• **What the exercise asks**
Print, word for word, the opening line of the data below and every line after it through the line that contains "return (x - ML) / PW", but not the pictures.

• **Material provided**

-------------------------

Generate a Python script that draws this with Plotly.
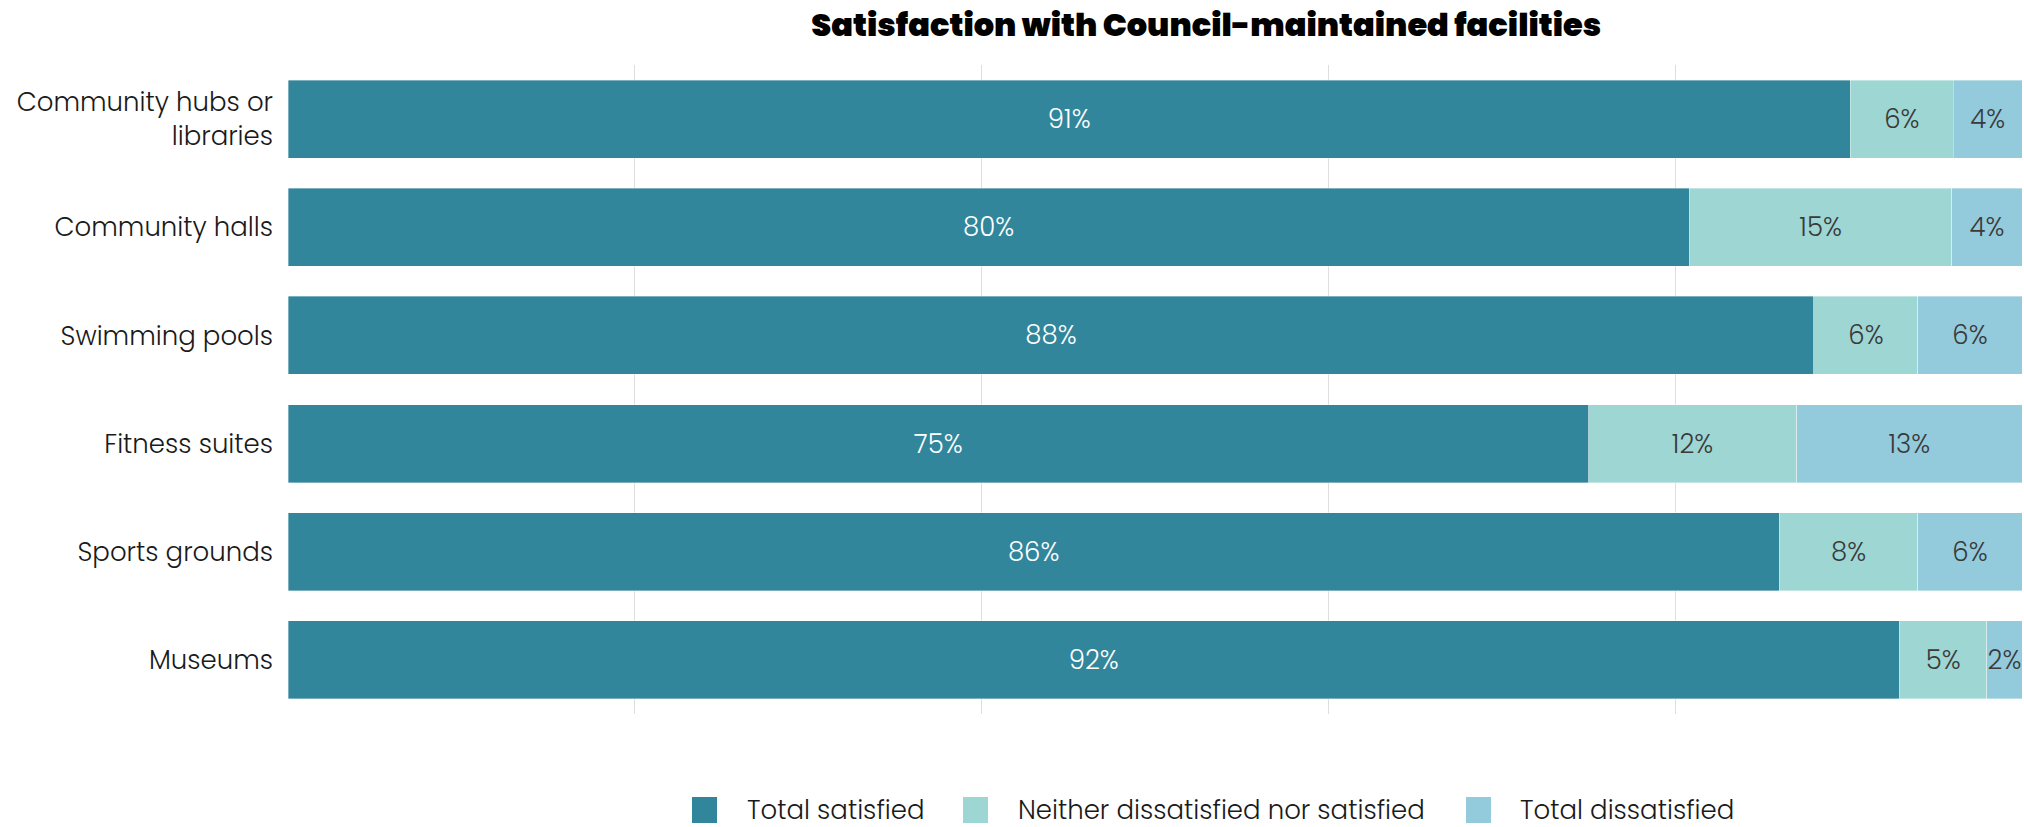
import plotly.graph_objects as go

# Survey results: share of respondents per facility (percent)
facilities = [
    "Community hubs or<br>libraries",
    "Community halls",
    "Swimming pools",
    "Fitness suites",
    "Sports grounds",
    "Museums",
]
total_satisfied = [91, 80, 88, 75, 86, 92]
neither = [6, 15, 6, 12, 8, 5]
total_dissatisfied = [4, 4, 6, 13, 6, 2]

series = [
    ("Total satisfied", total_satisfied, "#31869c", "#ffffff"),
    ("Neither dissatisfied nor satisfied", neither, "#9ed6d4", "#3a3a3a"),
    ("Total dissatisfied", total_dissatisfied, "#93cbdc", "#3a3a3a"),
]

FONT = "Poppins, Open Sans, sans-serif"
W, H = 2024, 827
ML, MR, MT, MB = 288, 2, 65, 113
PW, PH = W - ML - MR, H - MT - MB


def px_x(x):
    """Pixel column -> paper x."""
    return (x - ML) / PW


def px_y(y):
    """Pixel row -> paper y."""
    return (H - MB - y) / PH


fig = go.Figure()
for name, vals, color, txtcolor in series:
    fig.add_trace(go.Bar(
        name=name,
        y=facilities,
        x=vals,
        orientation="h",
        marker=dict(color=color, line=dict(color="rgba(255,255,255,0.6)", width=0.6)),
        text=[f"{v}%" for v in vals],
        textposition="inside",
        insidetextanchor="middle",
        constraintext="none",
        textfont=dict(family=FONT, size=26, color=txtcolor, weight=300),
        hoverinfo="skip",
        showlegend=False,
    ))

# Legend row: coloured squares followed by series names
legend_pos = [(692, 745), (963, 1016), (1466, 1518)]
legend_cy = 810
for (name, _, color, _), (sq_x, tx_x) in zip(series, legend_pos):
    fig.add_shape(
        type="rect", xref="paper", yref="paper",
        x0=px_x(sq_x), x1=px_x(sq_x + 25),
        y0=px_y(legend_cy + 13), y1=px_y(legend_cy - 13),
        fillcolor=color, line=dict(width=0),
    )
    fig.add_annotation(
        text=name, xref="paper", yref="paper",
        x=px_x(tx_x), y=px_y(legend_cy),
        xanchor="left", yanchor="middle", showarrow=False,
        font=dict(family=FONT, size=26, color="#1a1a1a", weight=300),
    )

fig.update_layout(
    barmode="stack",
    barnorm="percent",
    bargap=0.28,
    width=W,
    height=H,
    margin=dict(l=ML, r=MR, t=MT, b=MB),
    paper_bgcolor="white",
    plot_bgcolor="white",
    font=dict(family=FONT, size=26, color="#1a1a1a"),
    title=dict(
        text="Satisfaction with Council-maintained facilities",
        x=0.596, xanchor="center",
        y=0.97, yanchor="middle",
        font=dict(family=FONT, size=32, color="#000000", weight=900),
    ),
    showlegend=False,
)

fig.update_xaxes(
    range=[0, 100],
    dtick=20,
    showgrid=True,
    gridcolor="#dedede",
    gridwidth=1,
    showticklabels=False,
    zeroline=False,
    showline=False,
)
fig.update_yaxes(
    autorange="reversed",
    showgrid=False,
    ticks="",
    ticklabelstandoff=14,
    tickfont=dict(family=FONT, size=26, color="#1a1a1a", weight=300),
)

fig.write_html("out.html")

-------------------------

• **Final answer**
Generate a Python script that draws this with Plotly.
import plotly.graph_objects as go

# Survey results: share of respondents per facility (percent)
facilities = [
    "Community hubs or<br>libraries",
    "Community halls",
    "Swimming pools",
    "Fitness suites",
    "Sports grounds",
    "Museums",
]
total_satisfied = [91, 80, 88, 75, 86, 92]
neither = [6, 15, 6, 12, 8, 5]
total_dissatisfied = [4, 4, 6, 13, 6, 2]

series = [
    ("Total satisfied", total_satisfied, "#31869c", "#ffffff"),
    ("Neither dissatisfied nor satisfied", neither, "#9ed6d4", "#3a3a3a"),
    ("Total dissatisfied", total_dissatisfied, "#93cbdc", "#3a3a3a"),
]

FONT = "Poppins, Open Sans, sans-serif"
W, H = 2024, 827
ML, MR, MT, MB = 288, 2, 65, 113
PW, PH = W - ML - MR, H - MT - MB


def px_x(x):
    """Pixel column -> paper x."""
    return (x - ML) / PW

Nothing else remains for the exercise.